PROVIDED MATERIAL:
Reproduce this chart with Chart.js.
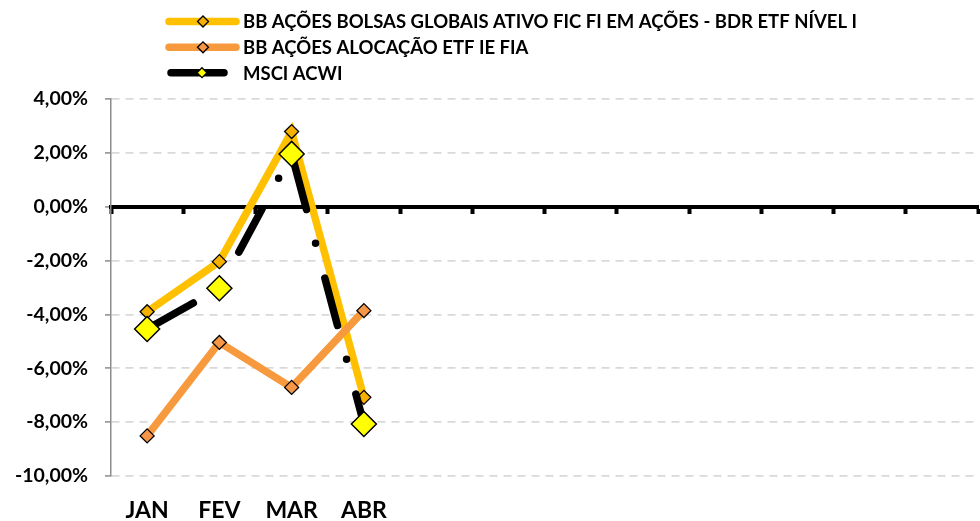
<!DOCTYPE html>
<html>
<head>
<meta charset="utf-8">
<script src="https://cdn.jsdelivr.net/npm/chart.js@4"></script>
<style>
  html, body { margin: 0; padding: 0; background: #fff; }
  #wrap { width: 980px; height: 521px; position: relative; }
</style>
</head>
<body>
<div id="wrap"><canvas id="c" width="980" height="521"></canvas></div>
<script>
const categories = ['JAN', 'FEV', 'MAR', 'ABR', '', '', '', '', '', '', '', ''];
const seriesNames = [
  'BB AÇÕES BOLSAS GLOBAIS ATIVO FIC FI EM AÇÕES - BDR ETF NÍVEL I',
  'BB AÇÕES ALOCAÇÃO ETF IE FIA',
  'MSCI ACWI'
];
const bolsasGlobais = [-3.90, -2.04, 2.79, -7.08, null, null, null, null, null, null, null, null];
const alocacao = [-8.51, -5.04, -6.71, -3.86, null, null, null, null, null, null, null, null];
const msciAcwi = [-4.54, -3.03, 1.96, -8.07, null, null, null, null, null, null, null, null];
const yMin = -10, yMax = 4, yStep = 2;

const FONT = 'Lato, "Open Sans", "Liberation Sans", sans-serif';
const WEIGHT = 'bold';

const legendPlugin = {
  id: 'customLegend',
  afterDraw(chart) {
    const ctx = chart.ctx;
    const rows = [
      { y: 21.5, x1: 165, x2: 240, mx: 203, ds: 0, mr: 5.5, mfill: '#F5B000' },
      { y: 47.3, x1: 165, x2: 240, mx: 203, ds: 1, mr: 5.5, mfill: '#F79646' },
      { y: 72.7, x1: 167, x2: 228, mx: 202, ds: 2, mr: 5, mfill: '#FFFF00' }
    ];
    rows.forEach(r => {
      const d = chart.data.datasets[r.ds];
      ctx.save();
      ctx.strokeStyle = d.borderColor;
      ctx.lineWidth = d.borderWidth;
      ctx.lineCap = 'round';
      ctx.beginPath();
      ctx.moveTo(r.x1 + 4, r.y);
      ctx.lineTo(r.x2 - 4, r.y);
      ctx.stroke();
      ctx.fillStyle = r.mfill;
      ctx.strokeStyle = '#000';
      ctx.lineWidth = 1.3;
      Chart.helpers.drawPoint(ctx, { pointStyle: 'rectRot', radius: r.mr, rotation: 0, borderWidth: 1.3 }, r.mx, r.y);
      ctx.fillStyle = '#000';
      ctx.font = WEIGHT + ' 18.5px ' + FONT;
      ctx.textBaseline = 'middle';
      ctx.textAlign = 'left';
      ctx.fillText(seriesNames[r.ds], 243, r.y + 1);
      ctx.restore();
    });
  }
};

function zeroPad(scale) { scale.paddingLeft = 0; scale.paddingRight = 0; scale.paddingTop = 0; scale.paddingBottom = 0; }

new Chart(document.getElementById('c'), {
  type: 'line',
  data: {
    labels: categories,
    datasets: [
      {
        label: seriesNames[0],
        data: bolsasGlobais,
        borderColor: '#FFC000',
        borderWidth: 7.5,
        pointStyle: 'rectRot',
        pointRadius: 7,
        pointBackgroundColor: '#F5B000',
        pointBorderColor: '#000',
        pointBorderWidth: 1.3,
        tension: 0,
        order: 3,
        xAxisID: 'x',
        yAxisID: 'y'
      },
      {
        label: seriesNames[1],
        data: alocacao,
        borderColor: '#F79A3E',
        borderWidth: 7.5,
        pointStyle: 'rectRot',
        pointRadius: 7,
        pointBackgroundColor: '#F79646',
        pointBorderColor: '#000',
        pointBorderWidth: 1.3,
        tension: 0,
        order: 2,
        xAxisID: 'x',
        yAxisID: 'y'
      },
      {
        label: seriesNames[2],
        data: msciAcwi,
        borderColor: '#000000',
        borderWidth: 7.5,
        borderDash: [49, 35, 0, 36],
        borderDashOffset: 116,
        borderCapStyle: 'round',
        pointStyle: 'rectRot',
        pointRadius: 12.5,
        pointBackgroundColor: '#FFFF00',
        pointBorderColor: '#000',
        pointBorderWidth: 1.5,
        tension: 0,
        order: 1,
        xAxisID: 'x',
        yAxisID: 'y'
      }
    ]
  },
  options: {
    responsive: false,
    animation: false,
    events: [],
    layout: { autoPadding: false, padding: { top: 99, right: 2, left: 0, bottom: 0 } },
    plugins: {
      legend: { display: false },
      tooltip: { enabled: false }
    },
    scales: {
      x: {
        type: 'category',
        position: { y: 0 },
        offset: true,
        grid: {
          display: true,
          offset: true,
          drawOnChartArea: false,
          drawTicks: true,
          tickLength: 5,
          tickColor: '#000',
          tickWidth: 4,
          color: '#000'
        },
        border: { display: true, color: '#000', width: 4 },
        ticks: { display: false },
        afterFit: zeroPad
      },
      x2: {
        type: 'category',
        position: 'bottom',
        offset: true,
        grid: { display: false, drawTicks: false },
        border: { display: false },
        ticks: {
          color: '#000',
          padding: 21,
          autoSkip: false,
          maxRotation: 0,
          font: { family: FONT, size: 23, weight: WEIGHT }
        },
        afterFit(scale) { scale.height = 45; zeroPad(scale); }
      },
      y: {
        position: 'left',
        min: yMin,
        max: yMax,
        grid: {
          color: '#D9D9D9',
          lineWidth: 1.8,
          drawTicks: true,
          tickLength: 6,
          tickColor: '#8C8C8C',
          tickWidth: 1.5
        },
        border: { display: true, color: '#8C8C8C', width: 1.5, dash: [8, 6] },
        ticks: {
          stepSize: yStep,
          color: '#000',
          padding: 17,
          font: { family: FONT, size: 19.5, weight: WEIGHT },
          callback: (v) => v.toFixed(2).replace('.', ',') + '%'
        },
        afterFit(scale) { scale.width = 111; zeroPad(scale); }
      }
    }
  },
  plugins: [legendPlugin]
});
</script>
</body>
</html>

THE EXERCISE: Every line above should be returned exactly; the pictures stay out.

THE SOLUTION:
Reproduce this chart with Chart.js.
<!DOCTYPE html>
<html>
<head>
<meta charset="utf-8">
<script src="https://cdn.jsdelivr.net/npm/chart.js@4"></script>
<style>
  html, body { margin: 0; padding: 0; background: #fff; }
  #wrap { width: 980px; height: 521px; position: relative; }
</style>
</head>
<body>
<div id="wrap"><canvas id="c" width="980" height="521"></canvas></div>
<script>
const categories = ['JAN', 'FEV', 'MAR', 'ABR', '', '', '', '', '', '', '', ''];
const seriesNames = [
  'BB AÇÕES BOLSAS GLOBAIS ATIVO FIC FI EM AÇÕES - BDR ETF NÍVEL I',
  'BB AÇÕES ALOCAÇÃO ETF IE FIA',
  'MSCI ACWI'
];
const bolsasGlobais = [-3.90, -2.04, 2.79, -7.08, null, null, null, null, null, null, null, null];
const alocacao = [-8.51, -5.04, -6.71, -3.86, null, null, null, null, null, null, null, null];
const msciAcwi = [-4.54, -3.03, 1.96, -8.07, null, null, null, null, null, null, null, null];
const yMin = -10, yMax = 4, yStep = 2;

const FONT = 'Lato, "Open Sans", "Liberation Sans", sans-serif';
const WEIGHT = 'bold';

const legendPlugin = {
  id: 'customLegend',
  afterDraw(chart) {
    const ctx = chart.ctx;
    const rows = [
      { y: 21.5, x1: 165, x2: 240, mx: 203, ds: 0, mr: 5.5, mfill: '#F5B000' },
      { y: 47.3, x1: 165, x2: 240, mx: 203, ds: 1, mr: 5.5, mfill: '#F79646' },
      { y: 72.7, x1: 167, x2: 228, mx: 202, ds: 2, mr: 5, mfill: '#FFFF00' }
    ];
    rows.forEach(r => {
      const d = chart.data.datasets[r.ds];
      ctx.save();
      ctx.strokeStyle = d.borderColor;
      ctx.lineWidth = d.borderWidth;
      ctx.lineCap = 'round';
      ctx.beginPath();
      ctx.moveTo(r.x1 + 4, r.y);
      ctx.lineTo(r.x2 - 4, r.y);
      ctx.stroke();
      ctx.fillStyle = r.mfill;
      ctx.strokeStyle = '#000';
      ctx.lineWidth = 1.3;
      Chart.helpers.drawPoint(ctx, { pointStyle: 'rectRot', radius: r.mr, rotation: 0, borderWidth: 1.3 }, r.mx, r.y);
      ctx.fillStyle = '#000';
      ctx.font = WEIGHT + ' 18.5px ' + FONT;
      ctx.textBaseline = 'middle';
      ctx.textAlign = 'left';
      ctx.fillText(seriesNames[r.ds], 243, r.y + 1);
      ctx.restore();
    });
  }
};

function zeroPad(scale) { scale.paddingLeft = 0; scale.paddingRight = 0; scale.paddingTop = 0; scale.paddingBottom = 0; }

new Chart(document.getElementById('c'), {
  type: 'line',
  data: {
    labels: categories,
    datasets: [
      {
        label: seriesNames[0],
        data: bolsasGlobais,
        borderColor: '#FFC000',
        borderWidth: 7.5,
        pointStyle: 'rectRot',
        pointRadius: 7,
        pointBackgroundColor: '#F5B000',
        pointBorderColor: '#000',
        pointBorderWidth: 1.3,
        tension: 0,
        order: 3,
        xAxisID: 'x',
        yAxisID: 'y'
      },
      {
        label: seriesNames[1],
        data: alocacao,
        borderColor: '#F79A3E',
        borderWidth: 7.5,
        pointStyle: 'rectRot',
        pointRadius: 7,
        pointBackgroundColor: '#F79646',
        pointBorderColor: '#000',
        pointBorderWidth: 1.3,
        tension: 0,
        order: 2,
        xAxisID: 'x',
        yAxisID: 'y'
      },
      {
        label: seriesNames[2],
        data: msciAcwi,
        borderColor: '#000000',
        borderWidth: 7.5,
        borderDash: [49, 35, 0, 36],
        borderDashOffset: 116,
        borderCapStyle: 'round',
        pointStyle: 'rectRot',
        pointRadius: 12.5,
        pointBackgroundColor: '#FFFF00',
        pointBorderColor: '#000',
        pointBorderWidth: 1.5,
        tension: 0,
        order: 1,
        xAxisID: 'x',
        yAxisID: 'y'
      }
    ]
  },
  options: {
    responsive: false,
    animation: false,
    events: [],
    layout: { autoPadding: false, padding: { top: 99, right: 2, left: 0, bottom: 0 } },
    plugins: {
      legend: { display: false },
      tooltip: { enabled: false }
    },
    scales: {
      x: {
        type: 'category',
        position: { y: 0 },
        offset: true,
        grid: {
          display: true,
          offset: true,
          drawOnChartArea: false,
          drawTicks: true,
          tickLength: 5,
          tickColor: '#000',
          tickWidth: 4,
          color: '#000'
        },
        border: { display: true, color: '#000', width: 4 },
        ticks: { display: false },
        afterFit: zeroPad
      },
      x2: {
        type: 'category',
        position: 'bottom',
        offset: true,
        grid: { display: false, drawTicks: false },
        border: { display: false },
        ticks: {
          color: '#000',
          padding: 21,
          autoSkip: false,
          maxRotation: 0,
          font: { family: FONT, size: 23, weight: WEIGHT }
        },
        afterFit(scale) { scale.height = 45; zeroPad(scale); }
      },
      y: {
        position: 'left',
        min: yMin,
        max: yMax,
        grid: {
          color: '#D9D9D9',
          lineWidth: 1.8,
          drawTicks: true,
          tickLength: 6,
          tickColor: '#8C8C8C',
          tickWidth: 1.5
        },
        border: { display: true, color: '#8C8C8C', width: 1.5, dash: [8, 6] },
        ticks: {
          stepSize: yStep,
          color: '#000',
          padding: 17,
          font: { family: FONT, size: 19.5, weight: WEIGHT },
          callback: (v) => v.toFixed(2).replace('.', ',') + '%'
        },
        afterFit(scale) { scale.width = 111; zeroPad(scale); }
      }
    }
  },
  plugins: [legendPlugin]
});
</script>
</body>
</html>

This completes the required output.